WHAT NEEDS TO BE DONE:
Taking the data below, please print only the lines from the line holding "Output the Python script that produces this picture with Plotly." to the line holding "import plotly.graph_objects as go", inclusive, with pictures omitted.

** begin ROWS **

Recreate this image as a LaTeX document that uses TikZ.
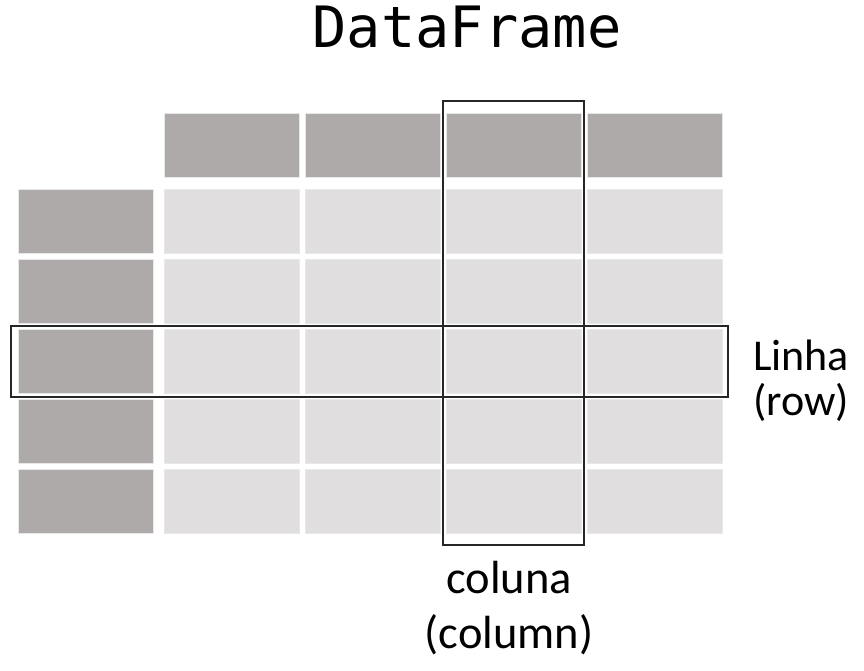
\documentclass[tikz,border=0pt]{standalone}
\usepackage{fontspec}
\usepackage{xcolor}
\usepackage{tikz}
\usetikzlibrary{positioning}
\newfontfamily\monofont{DejaVu Sans Mono}
\newfontfamily\labelfont{Carlito}
\definecolor{headgray}{HTML}{AEAAAA}
\definecolor{cellgray}{HTML}{E0DEDF}
\definecolor{edgegray}{HTML}{E9E8E8}
\tikzset{
  headcell/.style={rectangle, fill=headgray, draw=edgegray, line width=0.6pt, minimum width=135pt, minimum height=64pt, inner sep=0pt},
  datacell/.style={rectangle, fill=cellgray, draw=edgegray, line width=0.6pt, minimum width=135pt, minimum height=64pt, inner sep=0pt},
  selbox/.style={draw=black!85, line width=1.3pt},
  labeltext/.style={font=\labelfont\fontsize{44}{46}\selectfont, inner sep=0pt},
  coltext/.style={font=\labelfont\fontsize{46.5}{48}\selectfont, inner sep=0pt}
}

\begin{document}
\begin{tikzpicture}[x=1pt, y=-1pt]
    \useasboundingbox (0,0) rectangle (864,671);

    % titulo
    \node[font=\monofont\fontsize{57}{60}\selectfont, anchor=base, inner sep=0pt] (title) at (467,48) {DataFrame};

    % cabecalho das colunas
    \node[headcell] (h1) at (231.5,145) {};
    \node[headcell] (h2) at (372.5,145) {};
    \node[headcell] (h3) at (513.5,145) {};
    \node[headcell] (h4) at (654.5,145) {};

    % indice das linhas
    \node[headcell] (i1) at (85.5,221) {};
    \node[headcell] (i2) at (85.5,291) {};
    \node[headcell] (i3) at (85.5,361) {};
    \node[headcell] (i4) at (85.5,431) {};
    \node[headcell] (i5) at (85.5,501) {};

    % valores
    \node[datacell] (d11) at (231.5,221) {};
    \node[datacell] (d12) at (372.5,221) {};
    \node[datacell] (d13) at (513.5,221) {};
    \node[datacell] (d14) at (654.5,221) {};
    \node[datacell] (d21) at (231.5,291) {};
    \node[datacell] (d22) at (372.5,291) {};
    \node[datacell] (d23) at (513.5,291) {};
    \node[datacell] (d24) at (654.5,291) {};
    \node[datacell] (d31) at (231.5,361) {};
    \node[datacell] (d32) at (372.5,361) {};
    \node[datacell] (d33) at (513.5,361) {};
    \node[datacell] (d34) at (654.5,361) {};
    \node[datacell] (d41) at (231.5,431) {};
    \node[datacell] (d42) at (372.5,431) {};
    \node[datacell] (d43) at (513.5,431) {};
    \node[datacell] (d44) at (654.5,431) {};
    \node[datacell] (d51) at (231.5,501) {};
    \node[datacell] (d52) at (372.5,501) {};
    \node[datacell] (d53) at (513.5,501) {};
    \node[datacell] (d54) at (654.5,501) {};

    % destaque de uma coluna e de uma linha
    \draw[selbox] (443,101) rectangle (584,545);
    \draw[selbox] (11,326) rectangle (728,397);

    % legendas
    \node[labeltext, anchor=base west] (linha) at (753,370) {Linha};
    \node[labeltext, anchor=base west] (row) at (753,415) {(row)};
    \node[coltext, anchor=base] (coluna) at (509,593) {coluna};
    \node[coltext, anchor=base] (column) at (509,648) {(column)};
\end{tikzpicture}
\end{document}
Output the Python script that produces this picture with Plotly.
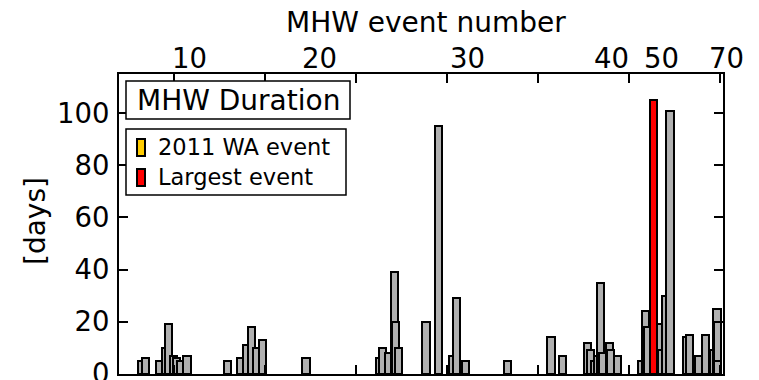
import plotly.graph_objects as go

# ---- data ----
start_year = [1983.04, 1983.26, 1984.01, 1984.36, 1984.53, 1984.80, 1984.97, 1985.16, 1985.53,
              1987.77, 1988.48, 1988.81, 1989.09, 1989.36, 1989.69, 1992.07,
              1996.10, 1996.29, 1996.62, 1996.95, 1997.00, 1997.16, 1998.66, 1999.36,
              2000.13, 2000.34, 2000.83, 2003.15, 2005.53, 2006.18,
              2007.55, 2007.71, 2007.93, 2008.10, 2008.26, 2008.37, 2008.74, 2008.78, 2009.20,
              2010.52, 2010.71, 2010.82, 2011.56, 2011.62, 2011.81, 2012.07,
              2012.97, 2013.15, 2013.65, 2014.01, 2014.47, 2014.65, 2014.66, 2014.67]
duration = [5, 6, 5, 10, 19, 7, 6, 5, 7,
            5, 6, 11, 18, 10, 13, 6,
            6, 10, 8, 39, 20, 10, 20, 95,
            7, 29, 5, 5, 14, 7,
            12, 9, 5, 7, 35, 8, 12, 9, 7,
            5, 24, 18, 19, 9, 30, 101,
            14, 15, 7, 15, 9, 25, 20, 5]

largest_year = [2011.15]
largest_duration = [105]

year_ticks = [1985, 1990, 1995, 2000, 2005, 2010, 2015]
y_ticks = [0, 20, 40, 60, 80, 100]
event_numbers = ["10", "20", "30", "40", "50", "70"]
event_years = [1985.85, 1992.99, 2001.12, 2009.03, 2011.78, 2015.35]

legend_labels = ["2011 WA event", "Largest event"]
legend_colors = ["#ffcc00", "#ff0000"]

XMIN, XMAX = 1982.0, 2015.18
YMIN, YMAX = -0.05, 115
BAR_W = 0.4
FONT = "DejaVu Sans"

# plot-area geometry (pixels)
L, R, T, B = 119, 36, 74, 6
W, H = 759, 380
PW, PH = W - L - R, H - T - B


def px(x):
    return (x - L) / PW


def py(y):
    return (H - B - y) / PH


fig = go.Figure()
fig.add_trace(go.Bar(x=start_year, y=duration, width=BAR_W, offset=0,
                     marker=dict(color="#b0b0b0", line=dict(color="black", width=2)),
                     showlegend=False))
fig.add_trace(go.Bar(x=largest_year, y=largest_duration, width=BAR_W, offset=0,
                     marker=dict(color=legend_colors[1], line=dict(color="black", width=2)),
                     showlegend=False))

annotations = []
# top event-number labels
for lab, yr in zip(event_numbers, event_years):
    annotations.append(dict(x=(yr - XMIN) / (XMAX - XMIN), xref="paper", y=py(58), yref="paper",
                            text=lab, showarrow=False, xanchor="center", yanchor="middle",
                            font=dict(family=FONT, size=27.5, color="black")))
annotations.append(dict(x=px(426), xref="paper", y=py(22), yref="paper", text="MHW event number",
                        showarrow=False, xanchor="center", yanchor="middle",
                        font=dict(family=FONT, size=28, color="black")))
# y-axis label
annotations.append(dict(x=px(35), xref="paper", y=py(221), yref="paper", text="[days]",
                        showarrow=False, xanchor="center", yanchor="middle", textangle=-90,
                        font=dict(family=FONT, size=28, color="black")))
# "MHW Duration" box text
annotations.append(dict(x=px(238), xref="paper", y=py(100), yref="paper", text="MHW Duration",
                        showarrow=False, xanchor="center", yanchor="middle",
                        font=dict(family=FONT, size=28, color="black")))
# legend texts
for i, lab in enumerate(legend_labels):
    annotations.append(dict(x=px(156), xref="paper", y=py(147 + 30 * i), yref="paper", text=lab,
                            showarrow=False, xanchor="left", yanchor="middle",
                            font=dict(family=FONT, size=22.5, color="black")))

shapes = []
shapes.append(dict(type="rect", xref="paper", yref="paper", x0=px(126), x1=px(350), y0=py(119), y1=py(81),
                   line=dict(color="black", width=1.5), fillcolor="white", layer="above"))
shapes.append(dict(type="rect", xref="paper", yref="paper", x0=px(126), x1=px(346), y0=py(195), y1=py(129),
                   line=dict(color="black", width=1.5), fillcolor="white", layer="above"))
for i, c in enumerate(legend_colors):
    shapes.append(dict(type="rect", xref="paper", yref="paper", x0=px(137), x1=px(145),
                       y0=py(156 + 30 * i), y1=py(139 + 30 * i),
                       line=dict(color="black", width=2), fillcolor=c, layer="above"))

fig.update_layout(
    width=W, height=H,
    margin=dict(l=L, r=R, t=T, b=B, autoexpand=False),
    paper_bgcolor="white", plot_bgcolor="white",
    barmode="overlay", bargap=0,
    font=dict(family=FONT, color="black"),
    annotations=annotations, shapes=shapes,
    xaxis=dict(range=[XMIN, XMAX], tickvals=year_ticks, showticklabels=False,
               ticks="inside", ticklen=9, tickwidth=1.5, tickcolor="black",
               showline=True, linewidth=2, linecolor="black", mirror="allticks",
               showgrid=False, zeroline=False),
    yaxis=dict(range=[YMIN, YMAX], tickvals=y_ticks,
               ticks="inside", ticklen=9, tickwidth=1.5, tickcolor="black",
               showline=True, linewidth=2, linecolor="black", mirror="allticks",
               showgrid=False, zeroline=False, ticklabelstandoff=2, ticklabeloverflow="allow",
               tickfont=dict(family=FONT, size=27.5, color="black")),
)

fig.write_html("out.html")
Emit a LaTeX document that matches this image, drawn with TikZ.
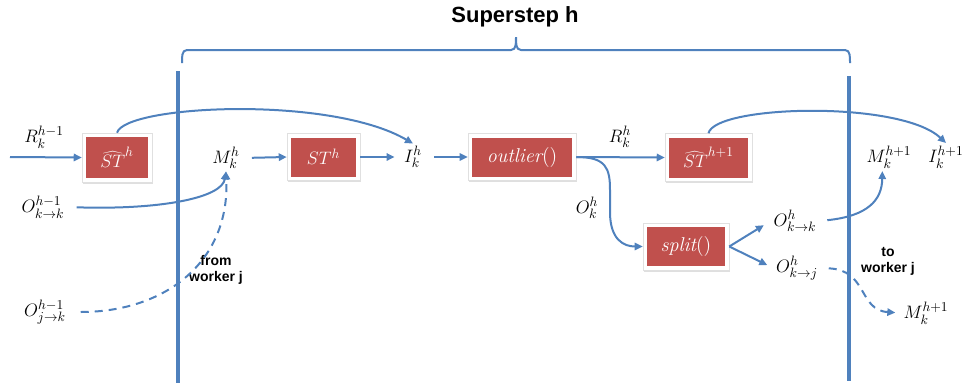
\RequirePackage{fix-cm}
\documentclass[tikz,border=0pt]{standalone}
\usepackage{fontspec}
\newfontfamily\sansf{Liberation Sans}
\DeclareMathSizes{13.5}{13.5}{10.2}{8}
\DeclareMathSizes{15}{15}{11}{8.5}
\usetikzlibrary{arrows.meta,shadows}
\definecolor{lineblue}{RGB}{79,129,189}
\definecolor{boxred}{RGB}{192,80,77}
\begin{document}
\begin{tikzpicture}[x=0.75pt,y=-0.75pt,
  proc/.style={fill=white, draw=black!12, line width=0.4pt, text=white,
    drop shadow={opacity=0.25, shadow xshift=0.9pt, shadow yshift=-1.4pt},
    path picture={\fill[boxred] ([shift={(3pt,3pt)}]path picture bounding box.south west)
      rectangle ([shift={(-3pt,-3pt)}]path picture bounding box.north east);},
    font=\fontsize{13.5}{15}\selectfont, inner sep=0pt},
  big/.style={font=\fontsize{15}{17}\selectfont},
  lab/.style={font=\fontsize{13.5}{15}\selectfont, inner sep=2pt},
  note/.style={font=\sansf\bfseries\fontsize{10.5}{12}\selectfont, align=center, inner sep=0pt},
  flow/.style={draw=lineblue, line width=1.5pt, -{Triangle[length=6pt,width=5.5pt]}},
  dflow/.style={flow, dash pattern=on 6pt off 4.5pt},
  wall/.style={draw=lineblue, line width=3pt},
  brace/.style={draw=lineblue, line width=1.5pt}]
\useasboundingbox (0,0) rectangle (965,383);

% title and brace
\node[font=\sansf\bfseries\fontsize{16.5}{18}\selectfont, anchor=base] (title) at (515,22) {Superstep h};
\draw[brace] (182,63) to[out=90,in=180] (187,50) -- (511,50) to[out=0,in=-90] (516,37)
  to[out=-90,in=180] (521,50) -- (845,50) to[out=0,in=90] (850,63);

% walls
\draw[wall] (178,71) -- (178,383);
\draw[wall] (849,76) -- (849,381);

% boxes
\node[proc, minimum width=52.5pt, minimum height=36.75pt] (b1) at (117,157.5) {$\widehat{ST}^{h}$};
\node[proc, minimum width=54.75pt, minimum height=35.25pt] (b2) at (323.5,157) {$ST^{h}$};
\node[proc, big, minimum width=81pt, minimum height=35.25pt] (b3) at (522,157) {$\mathit{outlier}()$};
\node[proc, minimum width=65.25pt, minimum height=36pt] (b4) at (708.5,157.5) {$\widehat{ST}^{h+1}$};
\node[proc, big, minimum width=64.5pt, minimum height=35.25pt] (b5) at (686,246.5) {$\mathit{split}()$};

% labels
\node[lab] (Rk0) at (44,137) {$R_k^{h-1}$};
\node[lab] (Okk0) at (43,207) {$O_{k\to k}^{h-1}$};
\node[lab] (Ojk0) at (45,312) {$O_{j\to k}^{h-1}$};
\node[lab] (Mk) at (226,158) {$M_k^{h}$};
\node[note] (from) at (216,270) {from\\worker j};
\node[lab] (Ik) at (413,157) {$I_k^{h}$};
\node[lab] (Rkh) at (620,137) {$R_k^{h}$};
\node[lab] (Okh) at (587,208) {$O_k^{h}$};
\node[lab] (Okkh) at (795,221) {$O_{k\to k}^{h}$};
\node[lab] (Okjh) at (797,268) {$O_{k\to j}^{h}$};
\node[lab] (Mk1) at (889,157) {$M_k^{h+1}$};
\node[lab] (Ik1) at (946,157) {$I_k^{h+1}$};
\node[note] (to) at (888,261) {to\\worker j};
\node[lab] (Mk1b) at (926,313) {$M_k^{h+1}$};

% connectors
\coordinate (in0) at (10,157);
\draw[flow] (in0) -- (b1.west);
\draw[flow] (b1.north) .. controls (125,105) and (330,95) .. (Ik.north);
\draw[flow, shorten <=7pt] (Okk0.east) .. controls (160,210) and (222,198) .. (Mk.south);
\draw[dflow, shorten <=9pt] (Ojk0.east) .. controls (165,312) and (230,262) .. (Mk.south);
\draw[flow, shorten <=7pt] (Mk.east) -- (b2.west);
\draw[flow, shorten >=5pt] (b2.east) -- (Ik.west);
\draw[flow, shorten <=7pt] (Ik.east) -- (b3.west);
\draw[flow] (b3.east) -- (b4.west);
\draw[flow] (b3.east) .. controls (606,157) and (610,168) .. (610,190) -- (610,212)
  .. controls (610,240) and (624,246.5) .. (b5.west);
\draw[flow, shorten >=6pt] (b5.east) -- (Okkh.west);
\draw[flow, shorten >=5pt] (b5.east) -- (Okjh.west);
\draw[flow, shorten <=6pt] (Okkh.east) .. controls (868,216) and (882,200) .. ([xshift=-5pt]Mk1.south);
\draw[dflow, shorten <=6pt, shorten >=4pt] (Okjh.east) .. controls (868,270) and (858,310) .. (Mk1b.west);
\draw[flow] (b4.north) .. controls (715,105) and (900,100) .. (Ik1.north);
\end{tikzpicture}
\end{document}
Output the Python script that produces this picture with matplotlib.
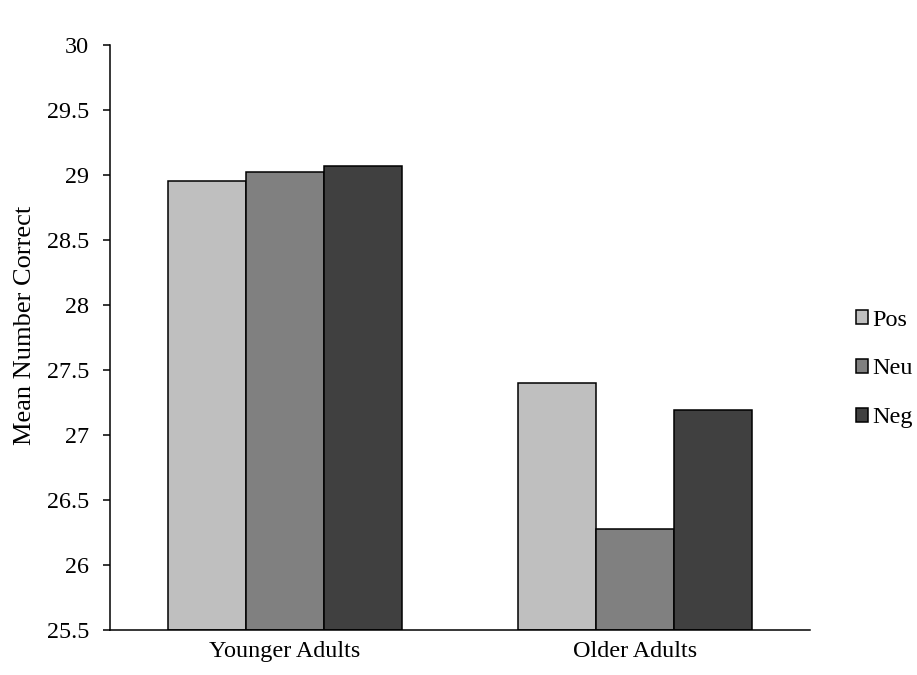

** end ROWS **

ANSWER FOR THE TASK:
Output the Python script that produces this picture with Plotly.
import plotly.graph_objects as go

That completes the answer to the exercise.